Different types of relative angular momentum $\mathrm{\Delta }\mathbf{X}=\mathbf{X}\left(t\right)-\mathbf{X}$ (5 ps): modified lattice angular momentum, spin angular momentum, and total open system angular momentum. The $x, y$, and $z$ components are plotted for isolated cube [(a)–(c)] and bulk geometries [(d)–(f)] using the EAM and shifted force exchange Hamiltonians.

Figure 4

Relative values of modified lattice angular momentum, spin angular momentum, and total open system angular momentum for an isolated cube using the EAM, shifted force exchange, and shifted force Néel Hamiltonians. The $x, y$, and $z$ components of angular momentum are shown for [(a)–(c)] the fitted Néel energy scale given in Table 1, [(d)–(f)] 10% of the fitted Néel energy, and [(g)–(i)] 1% of the fitted Néel energy.

Figure 5

Relative values of modified lattice angular momentum, spin angular momentum, and total open system angular momentum for a periodic system using the EAM, shifted force exchange, and shifted force Néel Hamiltonians. The $x, y$, and $z$ components of angular momentum are shown for [(a)–(c)] the fitted Néel energy scale given in Table 1, [(d)–(f)] 10% of the fitted Néel energy, and [(g)–(i)] 1% of the fitted Néel energy.

Figure 6

Dependence of total open system angular momentum and magnetization on initial magnetization direction for an isolated cube. Magnetizations initialized in the [(a) and (d)] [100] direction, [(b) and (e)] [001] direction, and [(c) and (f)] [111] direction.

Figure 7

Dependence of total open system angular momentum and magnetization on initial magnetization direction for a bulk periodic system.

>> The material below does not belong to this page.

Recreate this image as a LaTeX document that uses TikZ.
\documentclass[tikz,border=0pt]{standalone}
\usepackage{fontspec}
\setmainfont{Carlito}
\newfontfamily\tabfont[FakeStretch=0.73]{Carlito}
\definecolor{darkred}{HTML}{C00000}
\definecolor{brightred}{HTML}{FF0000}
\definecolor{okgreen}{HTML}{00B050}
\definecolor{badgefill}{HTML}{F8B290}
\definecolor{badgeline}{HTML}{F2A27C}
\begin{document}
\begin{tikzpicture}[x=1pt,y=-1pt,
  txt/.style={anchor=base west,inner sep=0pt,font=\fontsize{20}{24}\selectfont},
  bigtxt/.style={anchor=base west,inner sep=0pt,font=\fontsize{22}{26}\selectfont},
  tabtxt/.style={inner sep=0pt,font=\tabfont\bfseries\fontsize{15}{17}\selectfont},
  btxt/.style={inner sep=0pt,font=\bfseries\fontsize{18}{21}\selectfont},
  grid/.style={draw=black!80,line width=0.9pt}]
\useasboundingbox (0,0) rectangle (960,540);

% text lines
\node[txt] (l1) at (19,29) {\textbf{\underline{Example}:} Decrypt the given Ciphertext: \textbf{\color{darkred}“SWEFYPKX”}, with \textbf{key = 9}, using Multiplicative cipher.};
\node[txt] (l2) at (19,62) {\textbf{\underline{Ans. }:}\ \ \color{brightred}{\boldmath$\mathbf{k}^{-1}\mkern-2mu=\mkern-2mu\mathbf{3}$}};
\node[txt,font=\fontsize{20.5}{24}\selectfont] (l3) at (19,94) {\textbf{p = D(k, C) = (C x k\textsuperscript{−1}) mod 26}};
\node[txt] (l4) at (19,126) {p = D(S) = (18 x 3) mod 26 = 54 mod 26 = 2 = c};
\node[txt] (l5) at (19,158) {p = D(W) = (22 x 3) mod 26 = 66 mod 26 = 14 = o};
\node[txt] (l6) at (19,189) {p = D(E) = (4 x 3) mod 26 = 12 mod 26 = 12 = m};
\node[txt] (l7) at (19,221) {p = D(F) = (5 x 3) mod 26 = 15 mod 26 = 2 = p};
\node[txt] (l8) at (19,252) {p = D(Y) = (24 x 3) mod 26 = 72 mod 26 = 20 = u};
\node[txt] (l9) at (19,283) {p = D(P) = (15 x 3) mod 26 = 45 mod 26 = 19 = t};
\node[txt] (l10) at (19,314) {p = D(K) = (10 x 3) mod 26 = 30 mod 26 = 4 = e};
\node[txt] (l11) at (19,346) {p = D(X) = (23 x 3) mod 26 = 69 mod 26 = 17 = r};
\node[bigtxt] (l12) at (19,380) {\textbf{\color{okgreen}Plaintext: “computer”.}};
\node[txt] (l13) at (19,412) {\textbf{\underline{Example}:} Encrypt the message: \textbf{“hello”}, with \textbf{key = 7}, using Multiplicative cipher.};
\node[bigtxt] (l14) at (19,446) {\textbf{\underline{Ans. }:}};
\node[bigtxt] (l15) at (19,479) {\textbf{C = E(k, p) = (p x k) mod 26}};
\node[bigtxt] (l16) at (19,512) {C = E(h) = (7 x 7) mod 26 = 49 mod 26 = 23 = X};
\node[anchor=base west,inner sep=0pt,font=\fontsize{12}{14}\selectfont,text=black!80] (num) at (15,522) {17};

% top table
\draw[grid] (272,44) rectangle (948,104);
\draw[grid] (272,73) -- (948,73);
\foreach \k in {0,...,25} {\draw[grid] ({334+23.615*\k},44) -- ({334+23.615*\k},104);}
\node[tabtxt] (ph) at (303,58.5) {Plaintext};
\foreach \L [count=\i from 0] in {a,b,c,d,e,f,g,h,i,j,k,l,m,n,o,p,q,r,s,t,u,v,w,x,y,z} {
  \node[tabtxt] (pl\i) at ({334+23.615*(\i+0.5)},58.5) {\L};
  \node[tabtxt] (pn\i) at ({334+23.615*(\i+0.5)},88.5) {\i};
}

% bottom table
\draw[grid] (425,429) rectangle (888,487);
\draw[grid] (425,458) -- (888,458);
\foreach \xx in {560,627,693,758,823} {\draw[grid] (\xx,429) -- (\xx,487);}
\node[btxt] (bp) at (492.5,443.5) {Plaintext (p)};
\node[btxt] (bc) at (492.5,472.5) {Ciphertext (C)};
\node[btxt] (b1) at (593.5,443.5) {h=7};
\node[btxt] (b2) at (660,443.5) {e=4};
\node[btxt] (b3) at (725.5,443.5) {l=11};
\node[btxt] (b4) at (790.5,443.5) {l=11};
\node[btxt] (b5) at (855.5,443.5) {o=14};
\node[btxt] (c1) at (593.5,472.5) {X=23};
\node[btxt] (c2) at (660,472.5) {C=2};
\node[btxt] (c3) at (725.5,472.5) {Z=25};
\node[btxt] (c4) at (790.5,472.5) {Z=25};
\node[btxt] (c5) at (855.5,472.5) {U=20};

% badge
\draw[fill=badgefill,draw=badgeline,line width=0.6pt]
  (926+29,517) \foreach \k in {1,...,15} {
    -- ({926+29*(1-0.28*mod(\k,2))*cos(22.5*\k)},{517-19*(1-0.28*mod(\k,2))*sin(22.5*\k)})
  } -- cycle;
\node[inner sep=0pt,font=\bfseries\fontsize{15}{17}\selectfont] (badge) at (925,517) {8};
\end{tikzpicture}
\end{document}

Magnetizations initialized in the [(a) and (d)] [100] direction, [(b) and (e)] [001] direction, and [(c) and (f)] [111] direction.

Figure 8

Relative values of lattice energy, spin energy, and total energy for an isolated cube using the EAM and shifted force exchange Hamiltonians.

Figure 9

Relative values of lattice energy, spin energy, and total energy for an isolated cube using the EAM, shifted force exchange, and shifted force Néel Hamiltonians for different Néel energy parametrizations ${\alpha }_l$ and ${\alpha }_q$. (a) Néel energy values from Table 1, (b) 10% of Néel values in Table 1, and (c) 1% of Néel values in Table 1.

Figure 10

Total energy drifts for SLD simulations of an isolated cube using the EAM, shifted force exchange, and shifted force Néel Hamiltonians with different Néel energy scales.